---------- RECORDED DATA ----------

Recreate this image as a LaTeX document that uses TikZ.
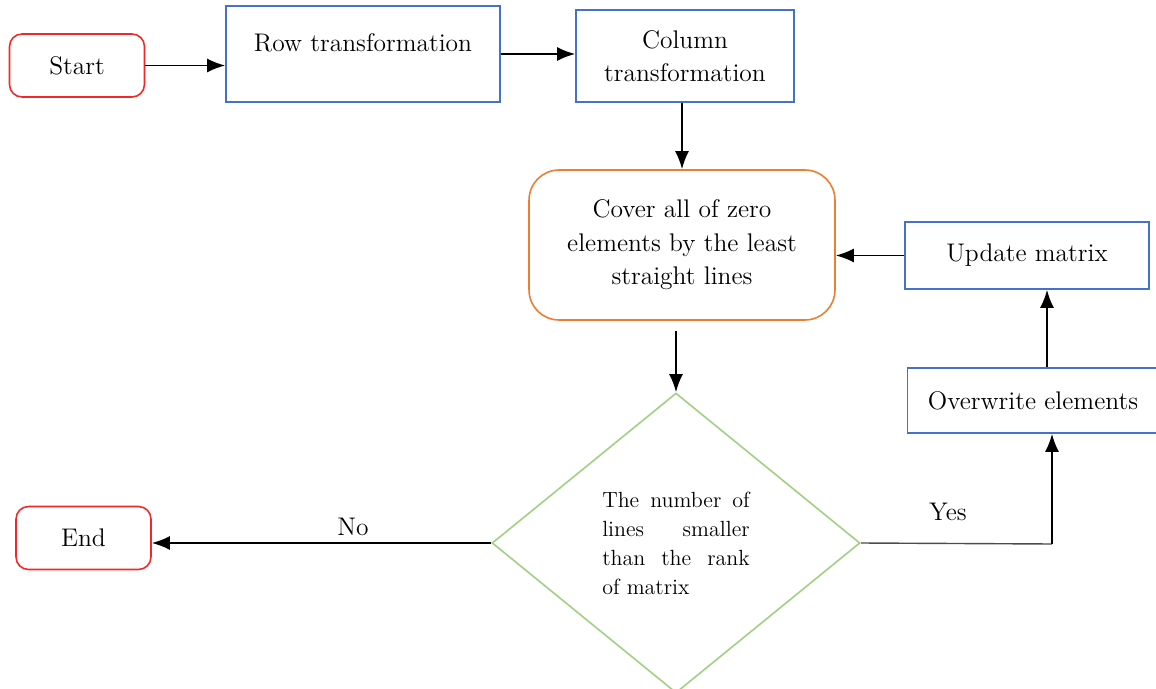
\documentclass[tikz,border=0pt]{standalone}
\usetikzlibrary{shapes.geometric, arrows.meta}
\definecolor{termred}{RGB}{240,40,40}
\definecolor{procblue}{RGB}{68,114,196}
\definecolor{coverorange}{RGB}{237,125,49}
\definecolor{testgreen}{RGB}{160,208,130}
\tikzset{
  term/.style = {draw = termred, rounded corners = .25cm, line width = .9pt,
                 minimum width = 2.7cm, minimum height = 1.26cm},
  proc/.style = {draw = procblue, line width = .9pt, align = center},
  flow/.style = {-{Latex[length = 3.6mm, width = 2.8mm]}, line width = 1.1pt},
  branch/.style = {line width = .8pt, draw = black!70}
}
\begin{document}
\begin{tikzpicture}[x = .02cm, y = -.02cm, font = \fontsize{14.5}{19}\selectfont]
      \useasboundingbox (0,0) rectangle (1156,689);
      \node [term] (start) at (77,65.5) {Start};
      \node [proc, minimum width = 5.48cm, minimum height = 1.92cm,
             text depth = .45cm]
        (row) at (363,54) {Row transformation};
      \node [proc, minimum width = 4.36cm, minimum height = 1.84cm]
        (col) at (685,56) {Column\\transformation};
      \node [draw = coverorange, rounded corners = .6cm, line width = .9pt,
             minimum width = 6.12cm, minimum height = 3cm, align = center]
        (cover) at (682,245) {Cover all of zero\\elements by the least\\straight lines};
      \node [proc, minimum width = 4.88cm, minimum height = 1.34cm]
        (update) at (1027,255.5) {Update matrix};
      \node [proc, minimum width = 5.02cm, minimum height = 1.3cm]
        (over) at (1033,400.5) {Overwrite elements};
      \node [diamond, draw = testgreen, line width = .9pt, inner sep = 0pt,
             minimum width = 7.36cm, minimum height = 6cm,
             text width = 2.95cm, align = justify,
             font = \fontsize{12.5}{16.5}\selectfont]
        (test) at (676,543) {The number of\linebreak lines smaller\linebreak
                             than the rank\linebreak of matrix};
      \node [term] (end) at (83.5,538) {End};
      \coordinate (turn) at (1052,544);
      \draw [flow] (start.east) -- (start.east -| row.west);
      \draw [flow] (row.east) -- (row.east -| col.west);
      \draw [flow] (col.south -| cover.north) -- (cover.north);
      \draw [flow] (update.west) -- (update.west -| cover.east);
      \draw [flow] ([xshift = .28cm] over.north) -- ([xshift = .28cm] over.north |- update.south);
      \draw [flow] ([yshift = -.2cm] test.north |- cover.south) -- (test.north);
      \draw [branch] (test.east) -- (turn);
      \draw [flow] (turn) -- (turn |- over.south);
      \draw [flow] (test.west) -- (test.west -| end.east);
      \node (yes) at (948,512) {Yes};
      \node (no) at (353,527) {No};
    \end{tikzpicture}
\end{document}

----------

Reproduce every line exactly and omit all pictures.

Recreate this image as a LaTeX document that uses TikZ.
\documentclass[tikz,border=0pt]{standalone}
\usetikzlibrary{shapes.geometric, arrows.meta}
\definecolor{termred}{RGB}{240,40,40}
\definecolor{procblue}{RGB}{68,114,196}
\definecolor{coverorange}{RGB}{237,125,49}
\definecolor{testgreen}{RGB}{160,208,130}
\tikzset{
  term/.style = {draw = termred, rounded corners = .25cm, line width = .9pt,
                 minimum width = 2.7cm, minimum height = 1.26cm},
  proc/.style = {draw = procblue, line width = .9pt, align = center},
  flow/.style = {-{Latex[length = 3.6mm, width = 2.8mm]}, line width = 1.1pt},
  branch/.style = {line width = .8pt, draw = black!70}
}
\begin{document}
\begin{tikzpicture}[x = .02cm, y = -.02cm, font = \fontsize{14.5}{19}\selectfont]
      \useasboundingbox (0,0) rectangle (1156,689);
      \node [term] (start) at (77,65.5) {Start};
      \node [proc, minimum width = 5.48cm, minimum height = 1.92cm,
             text depth = .45cm]
        (row) at (363,54) {Row transformation};
      \node [proc, minimum width = 4.36cm, minimum height = 1.84cm]
        (col) at (685,56) {Column\\transformation};
      \node [draw = coverorange, rounded corners = .6cm, line width = .9pt,
             minimum width = 6.12cm, minimum height = 3cm, align = center]
        (cover) at (682,245) {Cover all of zero\\elements by the least\\straight lines};
      \node [proc, minimum width = 4.88cm, minimum height = 1.34cm]
        (update) at (1027,255.5) {Update matrix};
      \node [proc, minimum width = 5.02cm, minimum height = 1.3cm]
        (over) at (1033,400.5) {Overwrite elements};
      \node [diamond, draw = testgreen, line width = .9pt, inner sep = 0pt,
             minimum width = 7.36cm, minimum height = 6cm,
             text width = 2.95cm, align = justify,
             font = \fontsize{12.5}{16.5}\selectfont]
        (test) at (676,543) {The number of\linebreak lines smaller\linebreak
                             than the rank\linebreak of matrix};
      \node [term] (end) at (83.5,538) {End};
      \coordinate (turn) at (1052,544);
      \draw [flow] (start.east) -- (start.east -| row.west);
      \draw [flow] (row.east) -- (row.east -| col.west);
      \draw [flow] (col.south -| cover.north) -- (cover.north);
      \draw [flow] (update.west) -- (update.west -| cover.east);
      \draw [flow] ([xshift = .28cm] over.north) -- ([xshift = .28cm] over.north |- update.south);
      \draw [flow] ([yshift = -.2cm] test.north |- cover.south) -- (test.north);
      \draw [branch] (test.east) -- (turn);
      \draw [flow] (turn) -- (turn |- over.south);
      \draw [flow] (test.west) -- (test.west -| end.east);
      \node (yes) at (948,512) {Yes};
      \node (no) at (353,527) {No};
    \end{tikzpicture}
\end{document}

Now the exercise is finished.